Challenge:
Retype the lines beneath this one, from the first through the line containing "plt.rcParams['font.family'] = ['Lato', 'DejaVu". Pictures are left out.

[start]

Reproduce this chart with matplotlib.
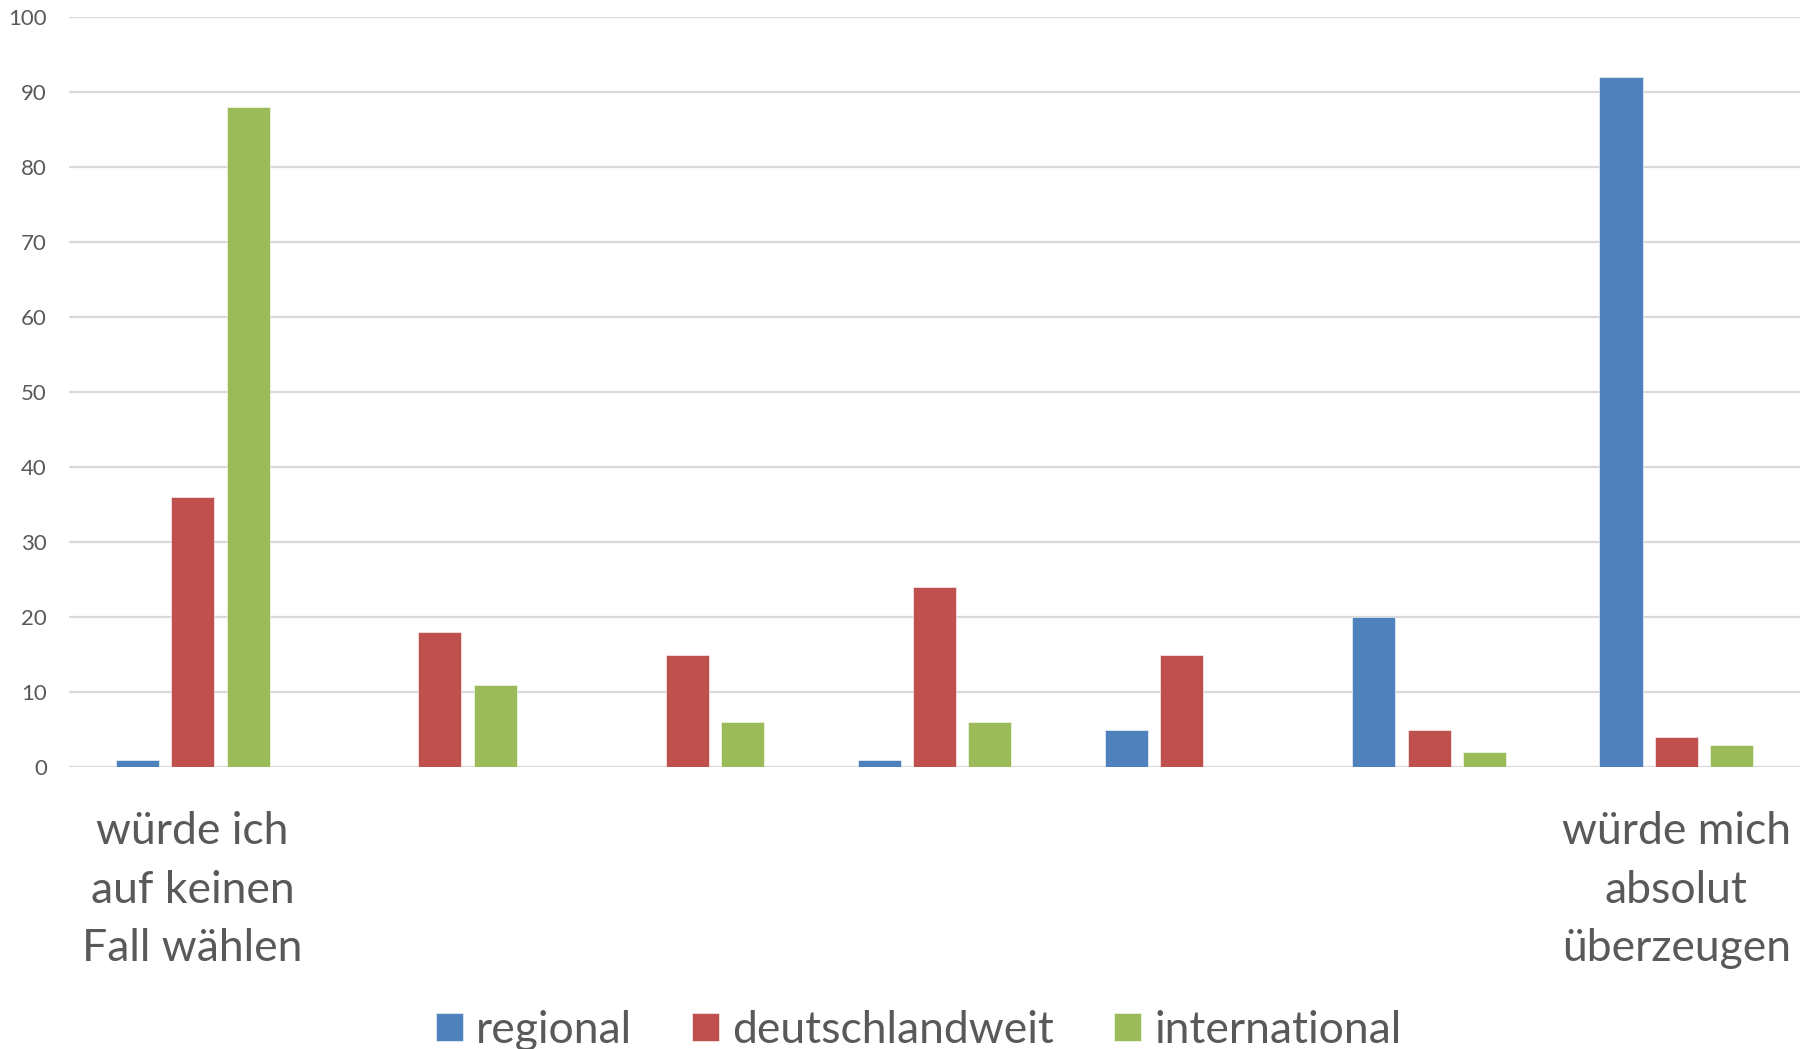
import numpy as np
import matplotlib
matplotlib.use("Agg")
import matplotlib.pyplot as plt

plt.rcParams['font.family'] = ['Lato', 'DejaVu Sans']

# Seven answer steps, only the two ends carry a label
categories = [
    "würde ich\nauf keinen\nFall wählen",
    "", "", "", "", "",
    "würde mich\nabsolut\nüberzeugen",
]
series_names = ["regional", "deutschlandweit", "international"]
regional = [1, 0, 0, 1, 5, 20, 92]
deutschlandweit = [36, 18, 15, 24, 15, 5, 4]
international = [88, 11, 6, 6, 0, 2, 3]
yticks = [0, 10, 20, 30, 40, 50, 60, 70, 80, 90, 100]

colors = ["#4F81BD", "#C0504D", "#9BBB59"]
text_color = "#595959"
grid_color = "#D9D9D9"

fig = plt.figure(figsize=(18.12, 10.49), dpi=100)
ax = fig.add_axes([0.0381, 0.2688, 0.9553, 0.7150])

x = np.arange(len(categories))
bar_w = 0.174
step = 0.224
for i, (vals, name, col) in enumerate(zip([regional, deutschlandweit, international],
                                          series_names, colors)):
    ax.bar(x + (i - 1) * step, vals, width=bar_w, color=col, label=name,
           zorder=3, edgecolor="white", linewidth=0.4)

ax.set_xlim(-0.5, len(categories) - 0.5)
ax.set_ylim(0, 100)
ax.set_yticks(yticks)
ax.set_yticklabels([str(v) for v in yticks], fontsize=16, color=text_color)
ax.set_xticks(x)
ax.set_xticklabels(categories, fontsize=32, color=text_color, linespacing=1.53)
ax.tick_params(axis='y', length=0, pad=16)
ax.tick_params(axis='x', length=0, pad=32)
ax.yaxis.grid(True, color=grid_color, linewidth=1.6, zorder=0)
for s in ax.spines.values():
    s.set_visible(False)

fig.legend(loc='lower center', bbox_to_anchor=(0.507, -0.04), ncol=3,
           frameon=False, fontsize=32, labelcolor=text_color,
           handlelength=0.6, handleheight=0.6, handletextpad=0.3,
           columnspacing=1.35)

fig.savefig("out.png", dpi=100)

[end]

Finished exercise:
Reproduce this chart with matplotlib.
import numpy as np
import matplotlib
matplotlib.use("Agg")
import matplotlib.pyplot as plt

plt.rcParams['font.family'] = ['Lato', 'DejaVu Sans']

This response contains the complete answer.